Propuestaf agrícola actual
Si la propuesta agrícola actual es la producción de unos frutos íntegros, de calidad y descontaminados es necesario el ensamblaje de aquella fase de la producción con la industrial en el mismo ánimo.
Para la calidad final del producto, el proceso industrial tiene que respetar sus materias primas, dándoles un tratamiento adaptado a sus características y posibles variaciones. Para ello es preciso el conocimiento artesanal, para el cual la máquina es una ayuda y no una imposición.
La industria alimentaria tiene que encontrar en cada caso las dimensiones precisas no en función de cálculos exclusivamente productivistas y crematísticos, sino en el respeto a la calidad de su producción.
Ello traerá, inevitablemente, un acercamiento de esta industria a los lugares de producción de las primeras materias, evitando la concentración y facilitando la instalación de empresas integradas en cada zona que acorten el ciclo de producción y distribución hasta el consumidor.
Para que esto sea posible es preciso un consumidor más exigente, menos conformista. Dispuesto a pagar, pero no la propaganda, sino la calidad. Que exija garantías y no se entregue ante el fraude o la falsificación.
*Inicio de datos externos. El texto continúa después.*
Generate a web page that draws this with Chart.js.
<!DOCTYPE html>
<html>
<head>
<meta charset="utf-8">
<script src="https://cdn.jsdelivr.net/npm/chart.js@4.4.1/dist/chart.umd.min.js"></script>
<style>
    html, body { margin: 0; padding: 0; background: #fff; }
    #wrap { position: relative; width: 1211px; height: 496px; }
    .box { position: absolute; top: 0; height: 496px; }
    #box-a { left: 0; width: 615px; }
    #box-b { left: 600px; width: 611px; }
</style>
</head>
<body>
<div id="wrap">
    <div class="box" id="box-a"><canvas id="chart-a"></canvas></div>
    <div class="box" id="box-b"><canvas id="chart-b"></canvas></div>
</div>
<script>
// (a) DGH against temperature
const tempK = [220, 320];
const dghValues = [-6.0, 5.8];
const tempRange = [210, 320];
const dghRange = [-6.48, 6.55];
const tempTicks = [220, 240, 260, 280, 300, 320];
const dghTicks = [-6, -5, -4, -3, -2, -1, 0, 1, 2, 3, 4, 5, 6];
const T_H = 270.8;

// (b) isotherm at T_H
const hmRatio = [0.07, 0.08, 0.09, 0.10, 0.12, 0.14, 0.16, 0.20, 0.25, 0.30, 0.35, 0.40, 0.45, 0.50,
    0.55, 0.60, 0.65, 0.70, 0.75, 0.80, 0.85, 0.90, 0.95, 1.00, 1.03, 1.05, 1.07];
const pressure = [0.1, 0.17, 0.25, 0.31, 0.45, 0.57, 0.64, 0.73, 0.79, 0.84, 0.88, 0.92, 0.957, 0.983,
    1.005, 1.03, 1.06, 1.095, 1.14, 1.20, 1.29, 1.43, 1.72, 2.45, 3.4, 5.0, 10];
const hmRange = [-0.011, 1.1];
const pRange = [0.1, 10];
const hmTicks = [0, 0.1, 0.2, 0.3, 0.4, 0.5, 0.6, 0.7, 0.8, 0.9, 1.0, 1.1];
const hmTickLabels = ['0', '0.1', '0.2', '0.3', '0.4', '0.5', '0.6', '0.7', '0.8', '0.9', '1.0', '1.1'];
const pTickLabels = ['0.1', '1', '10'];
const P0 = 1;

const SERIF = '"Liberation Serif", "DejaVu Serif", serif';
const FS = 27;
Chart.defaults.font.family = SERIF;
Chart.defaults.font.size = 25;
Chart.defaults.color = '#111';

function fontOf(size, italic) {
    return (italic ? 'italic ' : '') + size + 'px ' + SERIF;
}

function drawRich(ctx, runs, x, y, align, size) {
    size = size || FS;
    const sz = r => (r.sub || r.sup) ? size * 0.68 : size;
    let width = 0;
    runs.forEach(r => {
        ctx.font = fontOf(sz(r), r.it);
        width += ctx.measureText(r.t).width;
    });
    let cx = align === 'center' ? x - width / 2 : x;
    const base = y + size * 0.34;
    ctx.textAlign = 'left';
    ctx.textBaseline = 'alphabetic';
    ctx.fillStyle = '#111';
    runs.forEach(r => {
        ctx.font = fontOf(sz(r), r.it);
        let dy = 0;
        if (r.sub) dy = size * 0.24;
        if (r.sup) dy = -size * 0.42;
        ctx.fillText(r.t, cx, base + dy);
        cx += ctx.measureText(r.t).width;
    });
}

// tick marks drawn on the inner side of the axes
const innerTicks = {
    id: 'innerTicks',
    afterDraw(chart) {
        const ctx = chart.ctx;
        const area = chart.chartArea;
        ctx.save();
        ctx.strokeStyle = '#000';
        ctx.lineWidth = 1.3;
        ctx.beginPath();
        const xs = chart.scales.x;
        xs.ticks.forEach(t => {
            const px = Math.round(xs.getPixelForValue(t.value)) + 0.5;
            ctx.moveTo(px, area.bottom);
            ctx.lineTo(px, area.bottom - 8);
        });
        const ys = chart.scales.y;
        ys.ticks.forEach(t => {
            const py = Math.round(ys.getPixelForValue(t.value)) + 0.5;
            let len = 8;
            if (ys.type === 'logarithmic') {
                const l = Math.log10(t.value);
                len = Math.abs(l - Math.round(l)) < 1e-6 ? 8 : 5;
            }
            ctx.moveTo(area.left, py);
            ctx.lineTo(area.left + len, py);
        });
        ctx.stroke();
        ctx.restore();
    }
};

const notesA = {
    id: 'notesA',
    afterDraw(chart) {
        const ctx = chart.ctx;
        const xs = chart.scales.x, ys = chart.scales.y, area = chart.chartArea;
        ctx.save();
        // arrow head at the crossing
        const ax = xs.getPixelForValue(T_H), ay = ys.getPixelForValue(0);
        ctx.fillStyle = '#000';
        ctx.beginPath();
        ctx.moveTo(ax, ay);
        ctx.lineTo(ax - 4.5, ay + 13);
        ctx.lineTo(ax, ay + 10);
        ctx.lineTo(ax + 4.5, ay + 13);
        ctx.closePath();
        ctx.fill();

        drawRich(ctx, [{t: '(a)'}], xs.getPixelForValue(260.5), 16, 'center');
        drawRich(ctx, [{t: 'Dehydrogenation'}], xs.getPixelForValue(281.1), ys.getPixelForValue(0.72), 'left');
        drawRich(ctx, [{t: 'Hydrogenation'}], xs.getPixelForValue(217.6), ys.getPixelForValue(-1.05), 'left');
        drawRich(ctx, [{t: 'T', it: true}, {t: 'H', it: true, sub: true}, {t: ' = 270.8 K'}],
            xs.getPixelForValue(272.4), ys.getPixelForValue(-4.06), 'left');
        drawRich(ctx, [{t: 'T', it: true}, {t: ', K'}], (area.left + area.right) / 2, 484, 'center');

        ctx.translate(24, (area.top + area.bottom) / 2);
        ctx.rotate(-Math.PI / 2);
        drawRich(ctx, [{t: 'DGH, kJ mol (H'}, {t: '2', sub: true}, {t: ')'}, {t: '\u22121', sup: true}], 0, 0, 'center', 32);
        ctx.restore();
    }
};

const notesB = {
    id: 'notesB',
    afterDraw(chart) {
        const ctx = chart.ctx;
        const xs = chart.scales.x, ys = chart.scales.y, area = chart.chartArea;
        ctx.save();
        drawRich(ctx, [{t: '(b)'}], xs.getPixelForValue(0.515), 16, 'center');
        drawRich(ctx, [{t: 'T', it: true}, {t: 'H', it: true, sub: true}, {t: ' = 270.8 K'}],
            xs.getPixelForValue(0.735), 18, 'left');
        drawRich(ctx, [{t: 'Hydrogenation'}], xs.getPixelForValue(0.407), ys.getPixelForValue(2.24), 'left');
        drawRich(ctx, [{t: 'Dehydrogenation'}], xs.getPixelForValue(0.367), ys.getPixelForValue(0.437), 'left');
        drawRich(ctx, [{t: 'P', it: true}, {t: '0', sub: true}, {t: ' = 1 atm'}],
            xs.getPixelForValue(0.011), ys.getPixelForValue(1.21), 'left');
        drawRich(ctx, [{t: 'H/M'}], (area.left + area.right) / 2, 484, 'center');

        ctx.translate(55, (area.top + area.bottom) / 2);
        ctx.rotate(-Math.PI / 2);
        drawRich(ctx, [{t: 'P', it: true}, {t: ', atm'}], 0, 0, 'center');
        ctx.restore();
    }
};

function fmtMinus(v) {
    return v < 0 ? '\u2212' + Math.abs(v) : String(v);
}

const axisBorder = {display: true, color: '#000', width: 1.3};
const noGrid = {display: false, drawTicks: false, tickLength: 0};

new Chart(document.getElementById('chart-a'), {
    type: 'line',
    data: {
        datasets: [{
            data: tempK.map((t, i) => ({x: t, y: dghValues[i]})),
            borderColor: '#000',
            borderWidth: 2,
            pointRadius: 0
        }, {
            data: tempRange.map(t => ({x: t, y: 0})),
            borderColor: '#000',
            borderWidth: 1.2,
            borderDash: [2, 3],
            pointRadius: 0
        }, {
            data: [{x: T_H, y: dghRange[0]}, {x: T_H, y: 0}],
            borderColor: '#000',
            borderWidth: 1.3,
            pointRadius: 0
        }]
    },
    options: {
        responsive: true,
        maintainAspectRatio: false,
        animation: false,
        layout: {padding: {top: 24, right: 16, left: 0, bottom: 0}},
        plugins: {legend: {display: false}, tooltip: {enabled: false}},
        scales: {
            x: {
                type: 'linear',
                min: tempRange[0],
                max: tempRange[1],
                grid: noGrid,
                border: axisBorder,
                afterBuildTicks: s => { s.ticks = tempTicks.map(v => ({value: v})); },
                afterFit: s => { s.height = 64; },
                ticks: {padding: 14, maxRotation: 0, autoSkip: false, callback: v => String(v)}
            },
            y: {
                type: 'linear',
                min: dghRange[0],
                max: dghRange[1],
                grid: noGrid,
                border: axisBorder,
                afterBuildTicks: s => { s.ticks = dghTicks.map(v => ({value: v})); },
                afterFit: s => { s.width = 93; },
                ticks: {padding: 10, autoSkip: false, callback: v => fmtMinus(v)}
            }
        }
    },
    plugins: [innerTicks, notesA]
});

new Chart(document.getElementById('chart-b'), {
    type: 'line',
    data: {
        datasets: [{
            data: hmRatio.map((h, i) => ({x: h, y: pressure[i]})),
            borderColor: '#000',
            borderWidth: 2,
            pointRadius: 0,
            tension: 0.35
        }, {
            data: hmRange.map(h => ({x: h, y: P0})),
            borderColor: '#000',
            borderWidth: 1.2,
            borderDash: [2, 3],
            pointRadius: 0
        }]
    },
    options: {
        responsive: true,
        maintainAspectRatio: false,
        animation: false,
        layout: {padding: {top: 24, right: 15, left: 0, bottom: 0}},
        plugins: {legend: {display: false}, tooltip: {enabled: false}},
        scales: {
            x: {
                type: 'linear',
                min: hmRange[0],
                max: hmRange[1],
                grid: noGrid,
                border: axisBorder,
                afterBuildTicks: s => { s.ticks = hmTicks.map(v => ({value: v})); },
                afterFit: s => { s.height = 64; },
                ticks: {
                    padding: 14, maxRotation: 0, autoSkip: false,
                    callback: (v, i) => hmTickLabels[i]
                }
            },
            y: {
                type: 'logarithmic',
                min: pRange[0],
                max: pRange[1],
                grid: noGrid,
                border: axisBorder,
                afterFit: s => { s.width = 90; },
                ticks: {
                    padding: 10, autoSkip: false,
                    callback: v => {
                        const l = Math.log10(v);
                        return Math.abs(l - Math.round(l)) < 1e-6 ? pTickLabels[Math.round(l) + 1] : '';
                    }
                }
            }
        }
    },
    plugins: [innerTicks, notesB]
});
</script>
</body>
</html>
Que ante la situación actual se informe y seleccione y no mantenga a tramposos. Es difícil decirle al ajetreado ciudadano de nuestras urbes que se dedique a investigar sobre la calidad y el origen de sus alimentos, y, sin embargo, le va la salud en ello.
No hace mucho, los dependientes de los colmados podían informar a sus clientes de la procedencia de sus garbanzos o lechugas a través del mayorista a quien las compraban, y del consumidor al productor existía una cadena que trasladaba la aceptación o el rechazo en base a la selección del comprador final.
El detallista, actualmente, y no hablemos de los hipermercados, no puede informar de la multitud de marcas que vende y todo seria al azar o a la propaganda. Tal situación no es satisfactoria, y el consumidor puede cambiarla. Sólo él, en último término, tiene la clave para imponer este cambio.